*Exercise instructions*:
Pick out the lines in the listing below that contain the word "this" and copy them.

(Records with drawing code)
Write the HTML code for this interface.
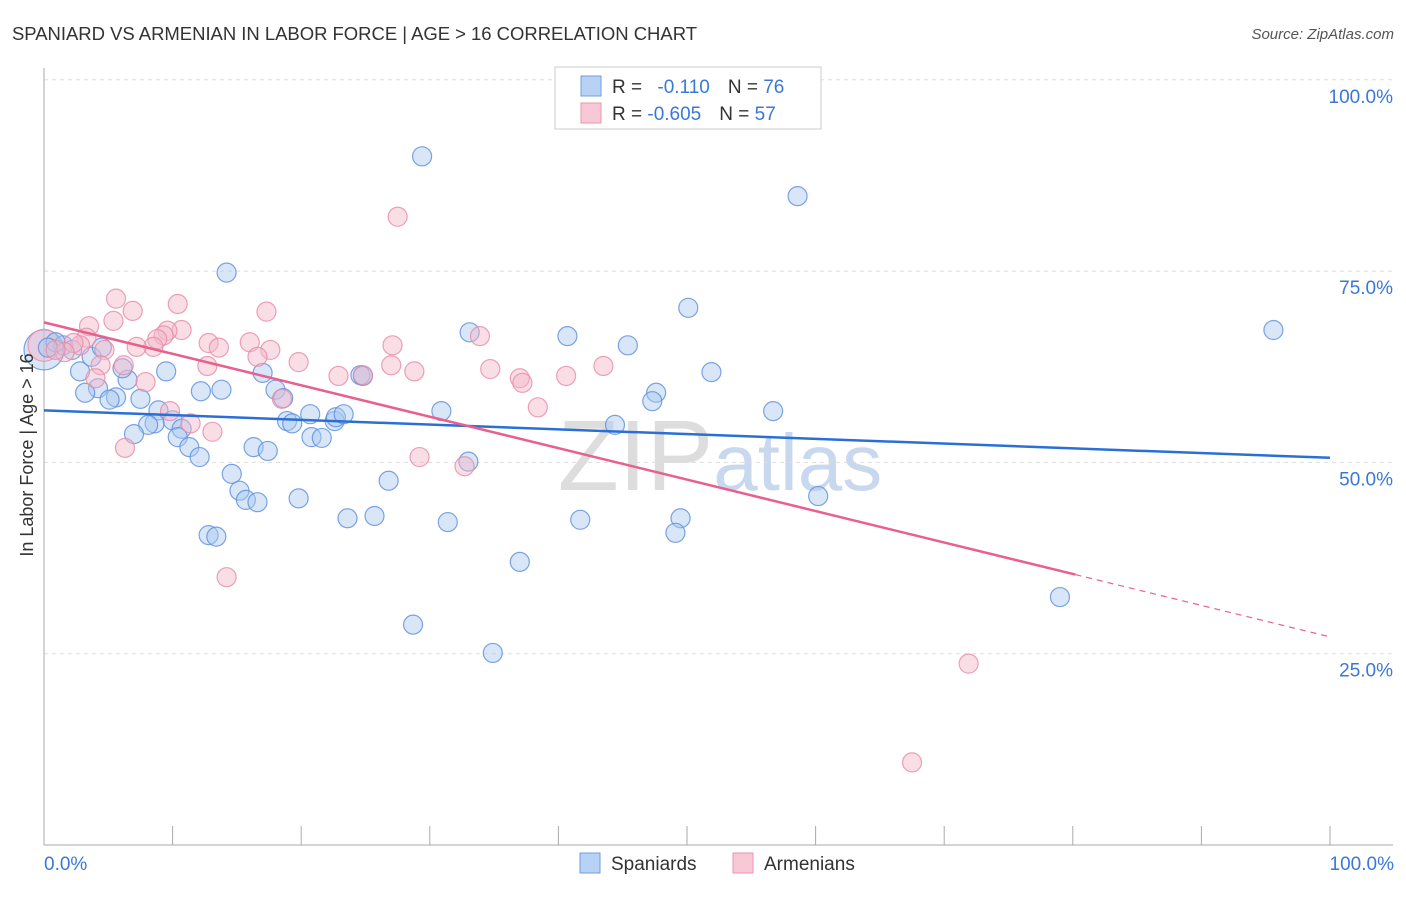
<!DOCTYPE html>
<html><head><meta charset="utf-8"><style>
body{margin:0;background:#fff;font-family:"Liberation Sans",sans-serif}
svg text{font-family:"Liberation Sans",sans-serif}
</style></head><body>
<svg id="chart" width="1406" height="892">
<text x="12" y="40" font-size="18.5" fill="#333" textLength="685">SPANIARD VS ARMENIAN IN LABOR FORCE | AGE &gt; 16 CORRELATION CHART</text>
<text x="1394" y="39" font-size="15" fill="#555" font-style="italic" text-anchor="end">Source: ZipAtlas.com</text>
<text x="720" y="490" font-size="100" fill="#ddd" text-anchor="middle" font-family="Liberation Serif">ZIP<tspan fill="#c8d8ee" font-family="Liberation Sans" font-size="80">atlas</tspan></text>
<g id="grid"></g><g id="axes"></g><g id="pts"></g><g id="lines"></g>
<text transform="translate(33,455) rotate(-90)" font-size="18" fill="#333" text-anchor="middle">In Labor Force | Age &gt; 16</text>
<text x="44" y="870" font-size="19" fill="#3a78d8">0.0%</text>
<text x="1394" y="870" font-size="19" fill="#3a78d8" text-anchor="end">100.0%</text>
<g>
<rect x="555" y="67" width="266" height="62" fill="#fff" stroke="#ccc"/>
<rect x="581" y="76" width="20" height="20" fill="#b8d2f5" stroke="#6f9de0"/>
<rect x="581" y="103" width="20" height="20" fill="#f9c8d7" stroke="#ea94b2"/>
<text x="612" y="93" font-size="19" fill="#333">R = <tspan fill="#3a78d8" dx="10">-0.110</tspan><tspan dx="18" fill="#333">N = </tspan><tspan fill="#3a78d8">76</tspan></text>
<text x="612" y="120" font-size="19" fill="#333">R = <tspan fill="#3a78d8">-0.605</tspan><tspan dx="18" fill="#333">N = </tspan><tspan fill="#3a78d8">57</tspan></text>
</g>
<g>
<rect x="580" y="853" width="20" height="20" fill="#b8d2f5" stroke="#6f9de0"/>
<text x="611" y="870" font-size="19" fill="#333">Spaniards</text>
<rect x="733" y="853" width="20" height="20" fill="#f9c8d7" stroke="#ea94b2"/>
<text x="764" y="870" font-size="19" fill="#333">Armenians</text>
</g>
</svg>
<script>
const yTicks=[25,50,75,100];
const yTickLabels=["25.0%","50.0%","75.0%","100.0%"];
const xTicks=[0,10,20,30,40,50,60,70,80,90,100];
const blueX=[29.4,58.6,14.2,50.1,95.6,33.1,40.7,45.4,51.9,9.5,2.8,3.7,4.5,1.5,0.9,0.3,2.2,6.5,4.2,3.2,5.6,5.1,6.1,7.5,12.2,13.8,17.0,18.0,18.6,24.6,24.8,47.6,47.3,8.9,10.0,8.6,8.1,10.7,10.4,7.0,11.3,12.1,18.9,19.3,20.7,22.6,22.7,23.3,20.8,21.6,30.9,33.0,16.3,17.4,14.6,15.2,15.7,16.6,19.8,26.8,23.6,25.7,31.4,41.7,44.4,56.7,60.2,49.5,49.1,12.8,13.4,28.7,34.9,37.0,79.0];
const blueY=[90.0,84.8,74.8,70.2,67.3,67.0,66.5,65.3,61.8,61.9,61.9,63.8,65.0,65.3,65.7,65.0,64.7,60.8,59.7,59.1,58.5,58.2,62.3,58.3,59.3,59.5,61.7,59.5,58.4,61.4,61.3,59.1,58.0,56.8,55.5,55.1,54.9,54.4,53.3,53.7,52.0,50.7,55.4,55.1,56.3,55.4,55.9,56.3,53.3,53.2,56.7,50.1,52.0,51.5,48.5,46.3,45.1,44.8,45.3,47.6,42.7,43.0,42.2,42.5,54.9,56.7,45.6,42.7,40.8,40.5,40.3,28.8,25.1,37.0,32.4];
const pinkX=[27.5,5.6,10.4,6.9,5.4,3.5,17.3,10.7,9.6,9.3,8.8,8.5,7.2,16.0,17.6,12.8,13.6,27.1,33.9,3.3,2.8,2.3,4.7,1.6,0.9,4.4,4.0,6.2,7.9,12.7,16.6,19.8,27.0,28.8,24.8,22.9,34.7,37.0,37.2,40.6,43.5,38.4,9.8,11.4,13.1,6.3,18.5,29.2,32.7,14.2,71.9,67.5];
const pinkY=[82.1,71.4,70.7,69.8,68.5,67.8,69.7,67.3,67.2,66.6,66.1,65.1,65.1,65.7,64.7,65.6,65.0,65.3,66.5,66.3,65.3,65.6,64.7,64.4,64.7,62.7,61.0,62.7,60.5,62.6,63.8,63.1,62.7,61.9,61.4,61.3,62.2,61.0,60.4,61.3,62.6,57.2,56.7,55.1,54.0,51.9,58.3,50.7,49.5,35.0,23.7,10.8];
const blueTrend=[56.8,50.6];
const pinkTrend=[68.3,27.2];
const pinkSolidEnd=80.2;
const X=v=>44+v*12.86, Y=v=>845-v*7.652;
const NS="http://www.w3.org/2000/svg";
function mk(t,a,p){const e=document.createElementNS(NS,t);for(const k in a)e.setAttribute(k,a[k]);p.appendChild(e);return e;}
const grid=document.getElementById('grid'),axes=document.getElementById('axes'),pts=document.getElementById('pts'),lines=document.getElementById('lines');
yTicks.forEach((t,i)=>{
 const l=mk('line',{x1:44,x2:1393,y1:Y(t),y2:Y(t),stroke:'#ddd','stroke-dasharray':'4,4'},grid);
 
 
 const tx=mk('text',{x:1393,y:Y(t)+23,'font-size':19,fill:'#3a78d8','text-anchor':'end'},grid);
 tx.textContent=yTickLabels[i];
 
 
});
let a=mk('line',{x1:44,x2:44,y1:68,y2:845,stroke:'#aaa'},axes);


a=mk('line',{x1:44,x2:1393,y1:845,y2:845,stroke:'#aaa'},axes);


xTicks.forEach(t=>{
 const l=mk('line',{x1:X(t),x2:X(t),y1:826,y2:845,stroke:'#aaa'},axes);
 
 
});
function dot(x,y,r,fill,stroke,name){
 const c=mk('circle',{cx:X(x),cy:Y(y),r:r,fill:fill,'fill-opacity':0.45,stroke:stroke,'stroke-opacity':0.8,'stroke-width':1.2},pts);
 
 
}
dot(0,64.7,20,'#a8c8f0','#5b8fdc','spaniard-point-large');
dot(0,65.3,16,'#f5b5c8','#e889a8','armenian-point-large');
blueX.forEach((x,i)=>dot(x,blueY[i],9.5,'#a8c8f0','#5b8fdc','spaniard-point'));
pinkX.forEach((x,i)=>dot(x,pinkY[i],9.5,'#f5b5c8','#e889a8','armenian-point'));
let tl=mk('line',{x1:X(0),y1:Y(blueTrend[0]),x2:X(100),y2:Y(blueTrend[1]),stroke:'#2a6fd6','stroke-width':2.5},lines);


const py=x=>pinkTrend[0]+(pinkTrend[1]-pinkTrend[0])*x/100;
tl=mk('line',{x1:X(0),y1:Y(py(0)),x2:X(pinkSolidEnd),y2:Y(py(pinkSolidEnd)),stroke:'#e8608f','stroke-width':2.5},lines);


tl=mk('line',{x1:X(pinkSolidEnd),y1:Y(py(pinkSolidEnd)),x2:X(100),y2:Y(py(100)),stroke:'#e8608f','stroke-width':1.2,'stroke-dasharray':'6,5'},lines);


</script>
</body></html>
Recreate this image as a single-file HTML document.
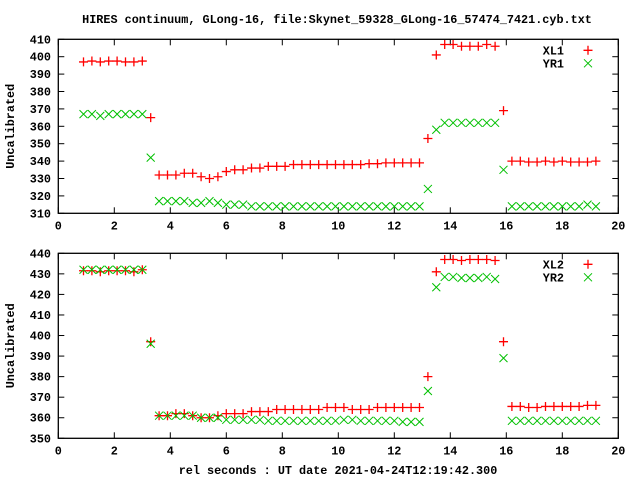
<!DOCTYPE html>
<html><head><meta charset="utf-8"><style>
body{margin:0;background:#fff;}
svg{display:block;font-family:"Liberation Mono",monospace;font-weight:bold;font-size:11.8px;}
</style></head><body>
<svg id="c" width="640" height="480" viewBox="0 0 640 480">
<rect width="640" height="480" fill="#fff"/>
<text x="337" y="23" text-anchor="middle">HIRES continuum, GLong-16, file:Skynet_59328_GLong-16_57474_7421.cyb.txt</text>
<text x="338" y="474" text-anchor="middle">rel seconds : UT date 2021-04-24T12:19:42.300</text>
</svg>
<script>
const xs=[0.9,1.2,1.5,1.8,2.1,2.4,2.7,3.0,3.3,3.6,3.9,4.2,4.5,4.8,5.1,5.4,5.7,6.0,6.3,6.6,6.9,7.2,7.5,7.8,8.1,8.4,8.7,9.0,9.3,9.6,9.9,10.2,10.5,10.8,11.1,11.4,11.7,12.0,12.3,12.6,12.9,13.2,13.5,13.8,14.1,14.4,14.7,15.0,15.3,15.6,15.9,16.2,16.5,16.8,17.1,17.4,17.7,18.0,18.3,18.6,18.9,19.2];
const xl1=[397,397.5,397,397.5,397.5,397,397,397.5,365,332,332,332,333,333,331,330,331,334,335,335,336,336,337,337,337,338,338,338,338,338,338,338,338,338,338.5,338.5,339,339,339,339,339,353,401,407,407,406,406,406,407,406,369,340,340,339.5,339.5,340,339.5,340,339.5,339.5,339.5,340];
const yr1=[367,367,366,367,367,367,367,367,342,317,317,317,317,316,316,317,316,315,315,315,314,314,314,314,314,314,314,314,314,314,314,314,314,314,314,314,314,314,314,314,314,324,358,362,362,362,362,362,362,362,335,314,314,314,314,314,314,314,314,314,315,314];
const xl2=[431.5,431.5,431,431.5,431.5,431.5,431,432,397,361,361,362,362,361,360,360,361,362,362,362,363,363,363,364,364,364,364,364,364,365,365,365,364,364,364,365,365,365,365,365,365,380,431,437,437,436.5,437,437,437,436.5,397,365.5,365.5,365,365,365.5,365.5,365.5,365.5,365.5,366,366];
const yr2=[432,432,432,432,432,432,432,432,396,361,361,361,361,361,360,360,360,359,359,359,359,359,358.5,358.5,358.5,358.5,358.5,358.5,358.5,358.5,358.5,359,359,358.5,358.5,358.5,358.5,358.5,358,358,358,373,423.5,428.5,428.5,428,428,428,428.5,427.5,389,358.5,358.5,358.5,358.5,358.5,358.5,358.5,358.5,358.5,358.5,358.5];
const xTicks=[0,2,4,6,8,10,12,14,16,18,20];
const yTicks1=[310,320,330,340,350,360,370,380,390,400,410];
const yTicks2=[350,360,370,380,390,400,410,420,430,440];
const NS='http://www.w3.org/2000/svg';
const svg=document.getElementById('c');
function mk(tag,attrs,parent){const e=document.createElementNS(NS,tag);for(const k in attrs)e.setAttribute(k,attrs[k]);(parent||svg).appendChild(e);return e;}
const L=58.3,R=618.3;
function sx(v){return L+(v-0)/(20-0)*(R-L);}
function panel(top,bot,ymin,ymax,yTicks,sA,sB,nA,nB,id){
  const g=mk('g',{});
  
  
  const sy=v=>bot-(v-ymin)/(ymax-ymin)*(bot-top);
  mk('rect',{x:L,y:top,width:R-L,height:bot-top,fill:'none',stroke:'#000','stroke-width':1.3},g);
  xTicks.forEach(t=>{const x=sx(t);
    mk('line',{x1:x,y1:bot,x2:x,y2:bot-6,stroke:'#000'},g);
    mk('line',{x1:x,y1:top,x2:x,y2:top+6,stroke:'#000'},g);
    const tx=mk('text',{x:x,y:bot+16,'text-anchor':'middle'},g);tx.textContent=t;
    
    
  });
  yTicks.forEach(t=>{const y=sy(t);
    mk('line',{x1:L,y1:y,x2:L+6,y2:y,stroke:'#000'},g);
    mk('line',{x1:R,y1:y,x2:R-6,y2:y,stroke:'#000'},g);
    const tx=mk('text',{x:51,y:y+4,'text-anchor':'end'},g);tx.textContent=t;
    
    
  });
  const yl=mk('text',{x:0,y:0,'text-anchor':'middle',transform:`translate(14,${(top+bot)/2}) rotate(-90)`},g);
  yl.textContent='Uncalibrated';
  
  
  function plus(x,y,p){mk('path',{d:`M${x-4.5},${y}h9M${x},${y-4.5}v9`,stroke:'#ff0000','stroke-width':1.3,fill:'none'},p);}
  function cross(x,y,p){mk('path',{d:`M${x-4},${y-4}l8,8M${x-4},${y+4}l8,-8`,stroke:'#00c000','stroke-width':1,fill:'none'},p);}
  const gA=mk('g',{},g);
  
  
  const gB=mk('g',{},g);
  
  
  xs.forEach((xv,i)=>{cross(sx(xv),sy(sB[i]),gB);});
  xs.forEach((xv,i)=>{plus(sx(xv),sy(sA[i]),gA);});
  const lg=mk('g',{},g);
  
  
  const t1=mk('text',{x:564,y:top+15,'text-anchor':'end'},lg);t1.textContent=nA;
  const t2=mk('text',{x:564,y:top+28,'text-anchor':'end'},lg);t2.textContent=nB;
  plus(588,top+11,lg);cross(588,top+24,lg);
}
panel(39.3,213.3,310,410,yTicks1,xl1,yr1,'XL1','YR1','top');
panel(253.3,438.3,350,440,yTicks2,xl2,yr2,'XL2','YR2','bottom');
</script>
</body></html>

*Result*:
Write the HTML code for this interface.
Recreate this image as a single-file HTML document.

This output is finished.